Wappen von Bad Godesberg
VHH
Verein für Heimatpflege und Heimatgeschichte Bad Godesberg e.V.

Alte Sprüche vor dem Aussterben bewahren

Beim Projekt „Weisheit der Gasse“ in Friesdorf wurden bislang an neun Häusern elf Spruchtafeln angebracht

(15. Mai 2023, General-Anzeiger)

VON EBBA HAGENBERG-MILIU

FRIESDORF |. Das Friesdorfer Projekt „Weisheit der Gasse“ des Heimatforschers Karl Josef Schwalb und der Künstlerin Anne Stöcker nimmt weiter Fahrt auf. Wie berichtet, hatten die beiden bislang an den Sichtachsen von vier Dorfhäusern nach Wahl der Eigentümer alte heimische Spruchweisheiten auf Holzbalken angebracht: der 90-jährige ehemalige Burgschulrektor Schwalb als geistiger Vater des Projekts und Stöcker als Organisatorin und als in Kalligrafie bewanderte Sprüchemalerin. Nun haben die beiden auf sorgsam präparierten und resistenten Holztafeln weitere historische Fachwerkhäuser mit Sprüchen in rheinischem Dialekt versehen. Mehrfach wurde das Prozedere mit der Unteren Denkmalbehörde der Stadt abgestimmt.

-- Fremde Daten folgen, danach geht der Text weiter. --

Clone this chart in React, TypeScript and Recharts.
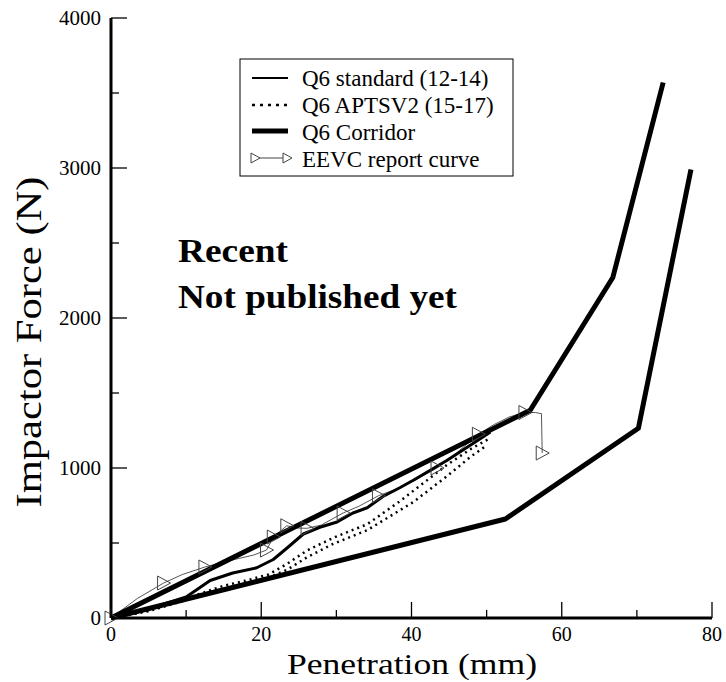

Im Sträßchen „In der Kumme“ findet man nun auf einem Fachwerkhaus zum einen den Spruch „Jebore wierst de, eve Minsch moß de selve wäede“, also hochdeutsch „Geboren wirst Du, aber Mensch musst Du selber werden“. Und zum anderen ziert die Lebensweisheit „Joot Nohpere bruchen keen Heck“, also „Gute Nachbarn brauchen keinen Zaun“ die Fassade des Hauses. Auf dem Haus Klufterstraße 56 ist inzwischen zu lesen: „Dem Eene sing Ühl es dem Andere sing Nachtijall“, also „Dem Einen seine Eule ist dem anderen seine Nachtigall“, was einem Appell an die Toleranz gleichkomme, sagt Stöcker.

„Für ein weiteres Fachwerkhaus an der Annaberger Straße an der Ecke Klufterstraße wurde der Spruch ‚Wo all ene Puckel han, laach me öve ne jrade Mann‘ gewählt“, berichtet Stöcker schnunzelnd weiter. Übersetzt ins Hochdeutsche heißt das: „Wo alle einen Buckel haben, lacht man über einen aufrechten Menschen“. Letztlich sei das ein Spruch mit politischer Dimension, der an Aktualität gewinne, meint die Künstlerin. „Wir wollen diese ausgegrabenen Schätze von Sprüchen vor dem Aussterben bewahren und in den Alltag zurückholen“, betont Schwalb. Eher einspurige Zitate wie „Echte Fründe ston zesamme“ oder „Et kütt wie et kütt“ will er eher nicht an Friesdorfer Hauswänden sehen. „Ich habe nicht an Karnevalskram gedacht“, nimmt der 90-Jährige kein Blatt vor den Mund.

Das Feedback der Nachbarn und Passanten für jedes neue Haus im Projekt sei sehr positiv. Die Hauseigentümer berichteten von Reaktionen wie „schön und passend“ und auch mal „tiefsinnig“, erzählt Stöcker. „Es ist einfach wunderbar, wie so ein Austausch auf den Straßen stattfindet.“ Auch die künstlerische Gestaltung ist für sie im Laufe der Arbeit immer spannender geworden. „Die Spruchtafeln sind ja einerseits aus einem Guss, mit der Wiedererkennbarkeit der Eule als Symbol für die Weisheit der Gasse.“ Andererseits werde jede Spruchtafel individuell für das jeweilige Haus angepasst. Die Unterschiede lägen in den Schrifttypen. Inzwischen biete sie drei verschiedene an.

An neun Häusern seien jetzt elf Spruchtafeln angebracht, etwa auch mit den Weisheiten: „Allzevell es onjesond“, also „Allzu viel ist ungesund“ neben der Eule mit der Waage als Zeichen der Balance, sowie „Och de Mond moß iesch opjon, ieh der schink“, also „Auch der Mond muss erst aufgehen, bevor er scheint“. Den findet Stöcker besonders poetisch und ermutigend.